● EXERCISE INPUT
###

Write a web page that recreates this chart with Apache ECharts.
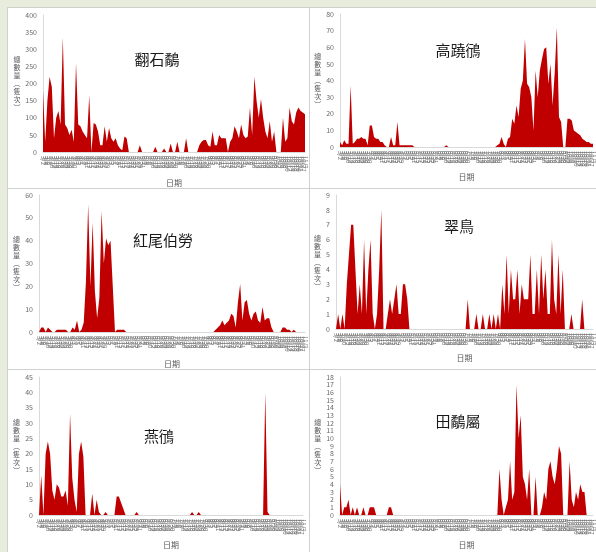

###

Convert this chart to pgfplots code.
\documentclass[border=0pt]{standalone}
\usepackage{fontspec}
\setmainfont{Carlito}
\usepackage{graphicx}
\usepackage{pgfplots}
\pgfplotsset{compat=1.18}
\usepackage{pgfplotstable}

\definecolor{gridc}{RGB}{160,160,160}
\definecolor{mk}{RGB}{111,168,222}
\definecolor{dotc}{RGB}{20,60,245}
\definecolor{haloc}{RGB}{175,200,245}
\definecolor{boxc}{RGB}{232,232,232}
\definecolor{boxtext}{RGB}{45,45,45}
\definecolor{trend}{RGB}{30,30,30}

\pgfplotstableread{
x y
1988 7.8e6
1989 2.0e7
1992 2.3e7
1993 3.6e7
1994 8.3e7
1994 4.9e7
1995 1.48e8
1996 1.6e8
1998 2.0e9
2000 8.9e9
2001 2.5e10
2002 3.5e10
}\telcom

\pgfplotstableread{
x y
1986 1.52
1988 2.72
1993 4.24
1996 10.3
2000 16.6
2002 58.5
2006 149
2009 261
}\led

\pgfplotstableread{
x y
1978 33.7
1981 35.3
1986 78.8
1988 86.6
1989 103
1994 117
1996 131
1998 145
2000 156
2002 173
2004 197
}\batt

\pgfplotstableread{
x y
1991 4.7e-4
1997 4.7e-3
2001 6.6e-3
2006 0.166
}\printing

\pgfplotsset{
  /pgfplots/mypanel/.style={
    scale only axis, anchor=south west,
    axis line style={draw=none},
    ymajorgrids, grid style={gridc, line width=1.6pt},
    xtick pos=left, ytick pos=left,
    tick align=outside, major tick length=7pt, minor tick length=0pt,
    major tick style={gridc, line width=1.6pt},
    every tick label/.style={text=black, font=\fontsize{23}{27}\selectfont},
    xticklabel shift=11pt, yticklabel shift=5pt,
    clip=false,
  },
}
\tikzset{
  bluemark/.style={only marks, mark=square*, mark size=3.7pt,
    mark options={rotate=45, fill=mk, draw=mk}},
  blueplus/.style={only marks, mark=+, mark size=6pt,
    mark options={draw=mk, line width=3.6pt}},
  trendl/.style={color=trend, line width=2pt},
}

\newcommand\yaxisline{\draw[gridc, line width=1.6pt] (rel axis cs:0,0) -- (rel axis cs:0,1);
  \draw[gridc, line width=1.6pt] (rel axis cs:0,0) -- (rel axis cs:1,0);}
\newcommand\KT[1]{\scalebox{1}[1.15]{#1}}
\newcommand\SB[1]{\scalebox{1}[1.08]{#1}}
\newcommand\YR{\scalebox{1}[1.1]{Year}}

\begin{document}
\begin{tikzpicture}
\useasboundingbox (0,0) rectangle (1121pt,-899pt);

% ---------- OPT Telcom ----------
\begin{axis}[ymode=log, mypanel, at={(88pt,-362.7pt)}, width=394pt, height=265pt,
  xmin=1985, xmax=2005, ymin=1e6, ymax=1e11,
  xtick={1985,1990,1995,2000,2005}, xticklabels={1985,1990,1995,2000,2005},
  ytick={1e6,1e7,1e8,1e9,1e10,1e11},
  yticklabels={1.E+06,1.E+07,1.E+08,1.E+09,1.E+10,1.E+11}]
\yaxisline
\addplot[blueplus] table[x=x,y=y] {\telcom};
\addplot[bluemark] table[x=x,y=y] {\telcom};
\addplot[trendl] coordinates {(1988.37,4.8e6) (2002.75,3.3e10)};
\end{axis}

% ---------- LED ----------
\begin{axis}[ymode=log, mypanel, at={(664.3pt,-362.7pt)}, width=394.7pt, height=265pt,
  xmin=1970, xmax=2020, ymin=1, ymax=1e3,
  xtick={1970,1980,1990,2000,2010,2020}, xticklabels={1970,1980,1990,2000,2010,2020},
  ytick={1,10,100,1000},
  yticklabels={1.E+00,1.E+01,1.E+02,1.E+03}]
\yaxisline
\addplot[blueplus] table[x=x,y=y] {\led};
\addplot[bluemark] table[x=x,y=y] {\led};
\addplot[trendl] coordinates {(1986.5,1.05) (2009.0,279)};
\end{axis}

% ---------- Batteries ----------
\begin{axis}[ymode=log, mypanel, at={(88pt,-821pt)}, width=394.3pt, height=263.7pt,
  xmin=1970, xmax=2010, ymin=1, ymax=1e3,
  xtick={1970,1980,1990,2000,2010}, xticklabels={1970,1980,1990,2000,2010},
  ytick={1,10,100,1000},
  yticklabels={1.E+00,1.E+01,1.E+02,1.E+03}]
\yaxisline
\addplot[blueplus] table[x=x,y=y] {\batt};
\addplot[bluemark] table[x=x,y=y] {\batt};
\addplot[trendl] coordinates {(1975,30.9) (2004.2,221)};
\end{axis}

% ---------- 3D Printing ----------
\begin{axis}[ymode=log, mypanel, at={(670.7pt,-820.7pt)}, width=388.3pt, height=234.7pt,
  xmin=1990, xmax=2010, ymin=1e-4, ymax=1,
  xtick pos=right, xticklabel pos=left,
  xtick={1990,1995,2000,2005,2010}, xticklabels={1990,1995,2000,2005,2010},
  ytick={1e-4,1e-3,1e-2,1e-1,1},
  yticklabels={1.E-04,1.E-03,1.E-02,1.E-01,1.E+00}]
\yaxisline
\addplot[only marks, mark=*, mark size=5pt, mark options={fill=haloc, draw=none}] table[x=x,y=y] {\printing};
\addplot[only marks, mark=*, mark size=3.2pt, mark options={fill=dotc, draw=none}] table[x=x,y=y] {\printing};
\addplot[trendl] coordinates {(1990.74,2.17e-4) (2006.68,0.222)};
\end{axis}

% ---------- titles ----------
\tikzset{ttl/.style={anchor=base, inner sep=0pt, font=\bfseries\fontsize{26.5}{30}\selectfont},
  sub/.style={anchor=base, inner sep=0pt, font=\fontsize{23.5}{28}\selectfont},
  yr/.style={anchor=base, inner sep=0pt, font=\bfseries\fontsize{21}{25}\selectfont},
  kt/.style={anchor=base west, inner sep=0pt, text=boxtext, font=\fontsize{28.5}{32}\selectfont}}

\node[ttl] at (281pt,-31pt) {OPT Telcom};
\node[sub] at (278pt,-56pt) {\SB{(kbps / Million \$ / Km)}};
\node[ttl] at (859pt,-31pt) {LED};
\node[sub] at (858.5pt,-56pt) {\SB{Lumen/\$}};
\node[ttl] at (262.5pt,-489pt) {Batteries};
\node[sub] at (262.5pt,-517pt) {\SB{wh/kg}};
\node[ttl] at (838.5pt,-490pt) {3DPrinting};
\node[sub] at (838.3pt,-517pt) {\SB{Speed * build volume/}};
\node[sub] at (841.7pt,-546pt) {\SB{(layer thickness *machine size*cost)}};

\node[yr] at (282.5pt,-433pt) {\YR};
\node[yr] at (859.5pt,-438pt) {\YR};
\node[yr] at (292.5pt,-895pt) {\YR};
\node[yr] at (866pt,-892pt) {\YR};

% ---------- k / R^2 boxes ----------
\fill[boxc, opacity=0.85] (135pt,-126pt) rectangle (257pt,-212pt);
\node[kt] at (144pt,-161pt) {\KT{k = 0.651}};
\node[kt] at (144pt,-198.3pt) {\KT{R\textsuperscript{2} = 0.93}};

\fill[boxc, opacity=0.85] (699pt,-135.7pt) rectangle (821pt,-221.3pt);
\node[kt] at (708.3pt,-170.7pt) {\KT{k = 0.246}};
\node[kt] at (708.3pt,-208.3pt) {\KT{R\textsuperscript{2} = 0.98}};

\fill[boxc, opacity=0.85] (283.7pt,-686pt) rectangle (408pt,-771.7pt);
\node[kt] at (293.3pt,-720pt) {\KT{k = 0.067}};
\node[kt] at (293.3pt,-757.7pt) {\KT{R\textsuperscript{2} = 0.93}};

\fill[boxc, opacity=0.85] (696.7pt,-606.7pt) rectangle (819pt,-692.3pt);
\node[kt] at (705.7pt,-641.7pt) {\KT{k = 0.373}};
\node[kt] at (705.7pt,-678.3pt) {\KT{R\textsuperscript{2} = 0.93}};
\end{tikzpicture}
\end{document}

###

Collect every line with the string "chart" from the records, and copy each.

● TASK SOLUTION
Write a web page that recreates this chart with Apache ECharts.
Convert this chart to pgfplots code.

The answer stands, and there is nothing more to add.